Schedule:
Tuesday, May 31, 2016
Pacific D/L (Hyatt Regency San Francisco)
* noted as presenting author
Matthew Tyburski, PhD, Researcher, National Institute on Drug Abuse Intramural Research Program, Baltimore, MD
Karran A Phillips, MD, Medical Director, National Institute on Drug Abuse Intramural Research Program, Baltimore, MD
C. Debra Michelle Furr-Holden, PhD, Associate Professor, Johns Hopkins University, Baltimore, MD
Adam J Milam, PhD, Medical Student, Wayne State University, Detroit, MI
Massoud Vahabzadeh, PhD, Section Chief, National Institute on Drug Abuse Intramural Research Program, Baltimore, MD
Mustapha Mezghanni, MS, Researcher, National Institute on Drug Abuse Intramural Research Program, Baltimore, MD
Jia-Ling Lin, PhD, Researcher, National Institute on Drug Abuse Intramural Research Program, Baltimore, MD
David H. Epstein, PhD, Researcher, National Institute on Drug Abuse Intramural Research Program, Baltimore, MD
Kenzie L. Preston, PhD, Branch Chief, National Institute on Drug Abuse Intramural Research Program, Baltimore, MD
Some behaviors are better to prevent than to have to treat in their aftermath. Examples include manic episodes, disordered eating, and suicide attempts—each of which has been the focus of scientific efforts to foresee the future. In our specialty, addiction treatment, we want to prevent relapse, which has long been recognized as problem separate from, and more challenging than, persistence of ongoing drug misuse. Prior attempts to predict imminent lapse have usually focused on time scales of weeks or months, which is problematic when attempting to predict a behavior that occurs in a moment. Predicting behavior in real time would open up a world of live, just-in-time, mHealth interventions for drug lapses to relapse and other behaviors. The present study attempts to take a step towards that goal by making ambulatory predictions of mood and behavior 90 minutes into the future.
In two separate pools of polydrug-using, methadone-maintained outpatients (pilot study, n = 27; main study, n = 81), we collected time-stamped GPS data and ratings of mood, stress, and drug craving over 28 weeks at randomly prompted times via ecological momentary assessment (EMA). We mapped participants’ GPS tracks for the 6.5 hours before each EMA entry. We trained randomForest machine-learning models to predict stress, mood, heroin craving, and cocaine craving 30, 60, and 90 minutes into the future. The main predictor was an independently obtained observer rating of visible neighborhood disorder (NIfETy) along the GPS tracks. In each of the two studies, we randomly reserved part of the data to validate the prediction model.

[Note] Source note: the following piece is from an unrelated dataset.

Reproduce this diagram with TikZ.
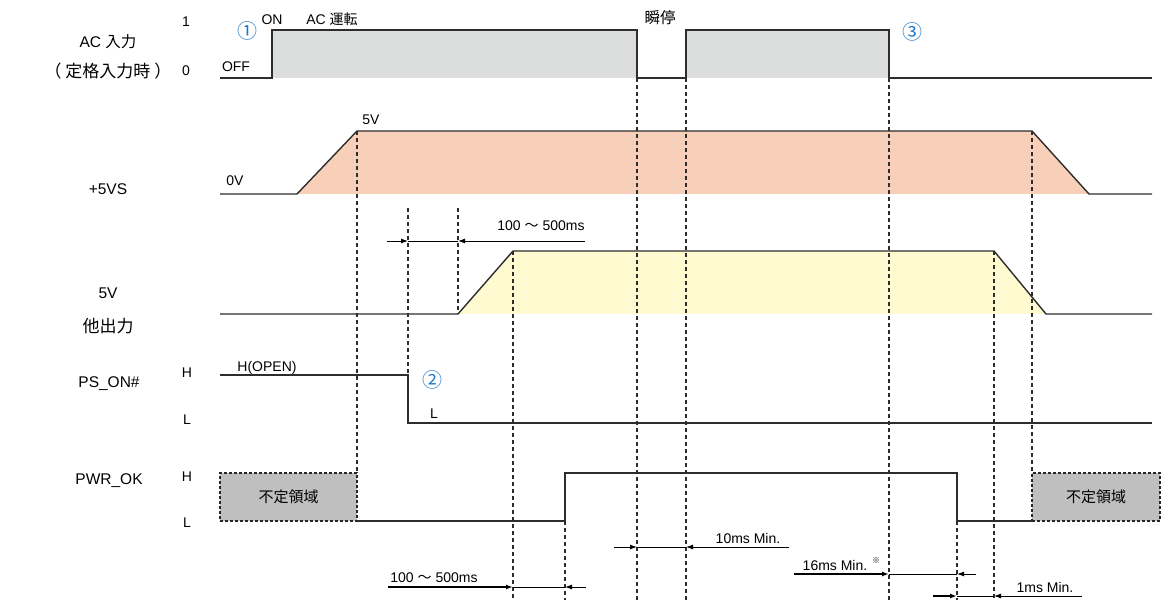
\documentclass[tikz,border=0pt]{standalone}
\usepackage{fontspec}
\setmainfont{Liberation Sans}
\newfontfamily\jp{Noto Sans CJK JP}
\usetikzlibrary{arrows.meta}
\definecolor{acgray}{RGB}{220,221,221}
\definecolor{vsfill}{RGB}{248,208,185}
\definecolor{outfill}{RGB}{255,250,208}
\definecolor{undefgray}{RGB}{191,191,191}
\definecolor{numblue}{RGB}{30,120,200}
\definecolor{sigdark}{RGB}{45,45,45}

\begin{document}
\begin{tikzpicture}[x=1pt,y=-1pt,
  every node/.style={inner sep=0pt,text depth=0pt},
  lbl/.style={font=\fontsize{15.5}{18}\selectfont,text height=11pt},
  txt/.style={font=\fontsize{14}{16}\selectfont,text height=10pt},
  jptxt/.style={font=\jp\fontsize{15.5}{18}\selectfont,text height=11pt},
  circnum/.style={font=\jp\fontsize{20}{22}\selectfont,text height=15pt,numblue},
  sig/.style={line width=1.4pt,sigdark},
  guide/.style={line width=1.2pt,sigdark,dash pattern=on 4pt off 3pt},
  undef/.style={fill=undefgray,draw=black!85,line width=1.5pt,dash pattern=on 3pt off 2pt,
    minimum width=137pt,minimum height=48pt,font=\jp\fontsize{15}{18}\selectfont,text height=11pt},
  dim/.style={line width=0.9pt},
  dimtail/.style={line width=1.7pt},
  tip/.style={-{Latex[length=7pt,width=5pt]}}]
  \useasboundingbox (0,0) rectangle (1173,601);
  % fills
  \fill[acgray] (272,30) rectangle (637,78);
  \fill[acgray] (686,30) rectangle (889,78);
  \fill[vsfill] (297,194) -- (357,131) -- (1032,131) -- (1089,194) -- cycle;
  \fill[outfill] (458,314) -- (513,251) -- (994,251) -- (1046,314) -- cycle;
  % guides
  \foreach \x/\a/\b in {357/131/473,408/208/375,458/208/314,513/251/600,565/521/600,
      637/78/600,686/78/600,889/78/600,957/521/600,994/251/600,1032/131/473}
    \draw[guide] (\x,\a) -- (\x,\b);
  % signals
  \draw[sig] (220,78) -- (272,78) -- (272,30) -- (637,30) -- (637,78) -- (686,78)
    -- (686,30) -- (889,30) -- (889,78) -- (1152,78);
  \draw[sig] (220,194) -- (297,194) -- (357,131) -- (1032,131) -- (1089,194) -- (1152,194);
  \draw[sig] (220,314) -- (458,314) -- (513,251) -- (994,251) -- (1046,314) -- (1152,314);
  \draw[sig] (220,375) -- (408,375) -- (408,423) -- (1152,423);
  \draw[sig] (357,521) -- (565,521) -- (565,473) -- (957,473) -- (957,521) -- (1032,521);
  \node[undef] (undefl) at (288.5,497) {不定領域};
  \node[undef,minimum width=128pt] (undefr) at (1096,497) {不定領域};
  % timing
  \draw[dim,tip] (387,241) -- (408,241);
  \draw[dim] (408,241) -- (458,241);
  \draw[dim,tip] (585,241) -- (458,241);
  \draw[dimtail,tip] (388,587) -- (513,587);
  \draw[dim] (513,587) -- (565,587);
  \draw[dim,tip] (586,587) -- (565,587);
  \draw[dim,tip] (614,547) -- (637,547);
  \draw[dim] (637,547) -- (686,547);
  \draw[dim,tip] (789,547) -- (686,547);
  \draw[dimtail,tip] (794,574) -- (889,574);
  \draw[dim] (889,574) -- (957,574);
  \draw[dim,tip] (976,574) -- (957,574);
  \draw[dimtail,tip] (933,596) -- (957,596);
  \draw[dim] (957,596) -- (994,596);
  \draw[dim,tip] (1082,596) -- (994,596);
  % labels
  \node[lbl] (acin) at (108,42) {AC {\jp 入力}};
  \node[jptxt,font=\jp\fontsize{17}{18}\selectfont] (acrate) at (108,72) {（\hspace{4pt}定格入力時\hspace{4pt}）};
  \node[txt] (lv1) at (186,22) {1};
  \node[txt] (lv0) at (186,71) {0};
  \node[txt] (off) at (236,67) {OFF};
  \node[txt] (on) at (272,20) {ON};
  \node[txt] (acrun) at (332,20) {AC {\jp 運転}};
  \node[jptxt] (blink) at (660,18) {瞬停};
  \node[circnum] (n1) at (247,31) {①};
  \node[circnum] (n3) at (912,32) {③};
  \node[txt] (vshi) at (371,120) {5V};
  \node[txt] (vslo) at (235,181) {0V};
  \node[lbl] (vs) at (108,189) {+5VS};
  \node[lbl] (out5) at (108,293) {5V};
  \node[jptxt,font=\jp\fontsize{17}{18}\selectfont] (outjp) at (108,327) {他出力};
  \node[txt] (dly1) at (541,226) {100 {\jp ～} 500ms};
  \node[lbl] (pson) at (109,382) {PS\_ON\#};
  \node[txt] (psh) at (187,373) {H};
  \node[txt] (psl) at (187,420) {L};
  \node[txt] (open) at (267,367) {H(OPEN)};
  \node[circnum] (n2) at (432,380) {②};
  \node[txt] (pslow) at (434,414) {L};
  \node[lbl] (pwr) at (109,479) {PWR\_OK};
  \node[txt] (pwh) at (187,476) {H};
  \node[txt] (pwl) at (187,522) {L};
  \node[txt] (dly2) at (434,577) {100 {\jp ～} 500ms};
  \node[txt] (hold1) at (748,538) {10ms Min.};
  \node[txt] (hold2) at (835,565) {16ms Min.};
  \node[font=\jp\fontsize{8}{8}\selectfont] (mark) at (876,561) {※};
  \node[txt] (hold3) at (1045,587) {1ms Min.};
\end{tikzpicture}
\end{document}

The models predicted mood, drug craving, and stress 90 minutes into the future in both the pilot and main study. In the main study, using only enviornmental data, agreement was generally at a moderate level (agreement statistics, kappa: Stress .38-0.45, Cocaine Craving .36-.55, Heroin Craving .52-.64; r: Positive Mood .71-.78, negative mood .52-.63) Adding person-level predictors increased the accuracy of the predictions to generally substantial levels (agreement statistics, kappa: Stress .43 -.52, Cocaine Craving .40-.62, Heroin Craving .61-.69; r: Positive Mood .80-.83, negative mood .59 -.68).
Tremendous advances are being made in collection and analysis of environmental and big data. Our goal is to harness these advances for precision medicine to improve the lives of patients and reduce the burdens of behavioral disorders. We succeeded in automated prediction of the immediate behavioral future by a model that could ultimately run on a smartphone. Our models perform well on group-level data—a valuable achievement in itself. But to achieve the goal of a just-in-time mHealth intervention these predictions will need to be extended to the individual level.